The figures followed the central bank’s decision earlier this month to tighten monetary policy for a third time since October last year, as it warned inflation pressures remain a risk in the medium term.
Singaporean officials have recently been warning that the inflation could be longer-lasting as part of a new economic reality, beyond immediate supply and demand shocks.
Tharman Shanmugaratnam, MAS chairman and a senior minister, said at a Boao Forum for Asia event on Friday that “we are dealing with a fundamentally new macroeconomic environment globally.”
The new environment requires big spending on new supply capacity, mobilizing and “de-risking” private capital to invest in emerging economies, and raising taxes in both advanced and emerging economies, Tharman said.

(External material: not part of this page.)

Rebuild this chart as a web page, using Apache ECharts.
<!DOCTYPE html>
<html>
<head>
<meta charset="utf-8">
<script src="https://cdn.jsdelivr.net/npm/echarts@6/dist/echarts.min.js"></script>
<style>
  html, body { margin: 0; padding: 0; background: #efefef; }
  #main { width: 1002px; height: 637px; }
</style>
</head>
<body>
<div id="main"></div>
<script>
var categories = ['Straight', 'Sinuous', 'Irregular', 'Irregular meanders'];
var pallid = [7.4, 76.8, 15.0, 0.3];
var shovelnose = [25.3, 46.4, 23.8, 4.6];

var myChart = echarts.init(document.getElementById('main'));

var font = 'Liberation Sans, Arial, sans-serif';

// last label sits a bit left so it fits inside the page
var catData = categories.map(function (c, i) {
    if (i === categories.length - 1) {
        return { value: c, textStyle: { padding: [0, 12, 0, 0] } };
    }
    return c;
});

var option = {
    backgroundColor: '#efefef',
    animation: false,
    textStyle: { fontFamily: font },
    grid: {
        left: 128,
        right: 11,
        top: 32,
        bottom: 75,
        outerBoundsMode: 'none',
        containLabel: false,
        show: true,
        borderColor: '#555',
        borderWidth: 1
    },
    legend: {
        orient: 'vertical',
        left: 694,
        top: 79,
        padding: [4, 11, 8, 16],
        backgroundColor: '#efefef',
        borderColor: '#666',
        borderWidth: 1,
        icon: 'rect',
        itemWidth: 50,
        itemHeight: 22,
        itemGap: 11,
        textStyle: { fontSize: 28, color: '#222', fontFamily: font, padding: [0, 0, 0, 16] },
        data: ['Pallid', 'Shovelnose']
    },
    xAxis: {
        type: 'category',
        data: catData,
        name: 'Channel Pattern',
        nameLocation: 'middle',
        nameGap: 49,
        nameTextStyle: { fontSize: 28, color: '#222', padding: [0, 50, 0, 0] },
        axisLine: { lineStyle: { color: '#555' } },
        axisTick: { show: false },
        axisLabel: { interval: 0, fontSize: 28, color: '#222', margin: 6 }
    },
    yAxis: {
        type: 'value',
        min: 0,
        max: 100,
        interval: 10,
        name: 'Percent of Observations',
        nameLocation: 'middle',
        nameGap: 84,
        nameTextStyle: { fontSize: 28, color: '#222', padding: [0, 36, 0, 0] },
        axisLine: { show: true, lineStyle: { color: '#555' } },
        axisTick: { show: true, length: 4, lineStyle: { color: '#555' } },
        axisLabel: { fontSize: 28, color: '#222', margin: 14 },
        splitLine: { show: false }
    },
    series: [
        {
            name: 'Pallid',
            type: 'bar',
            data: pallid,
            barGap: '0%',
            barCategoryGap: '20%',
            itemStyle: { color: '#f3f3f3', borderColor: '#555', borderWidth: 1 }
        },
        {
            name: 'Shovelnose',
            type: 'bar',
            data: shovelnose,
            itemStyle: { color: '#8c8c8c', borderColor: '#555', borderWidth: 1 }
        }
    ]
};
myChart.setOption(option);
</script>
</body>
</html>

Separately, the Bank of Korea should stay on a path to policy normalization as inflation remains a more pressing concern than a slowdown in economic growth, Governor Rhee Chang-yong said.
“I’m more worried about inflation so far,” the newly installed governor said yesterday in his first meeting with media since taking office last week. “I’ll still need to look at the data to tell what the pace of interest-rate hikes should be.”
Rhee said last week in his parliamentary hearing that he favors higher interest rates unless there is a threat to the economic outlook.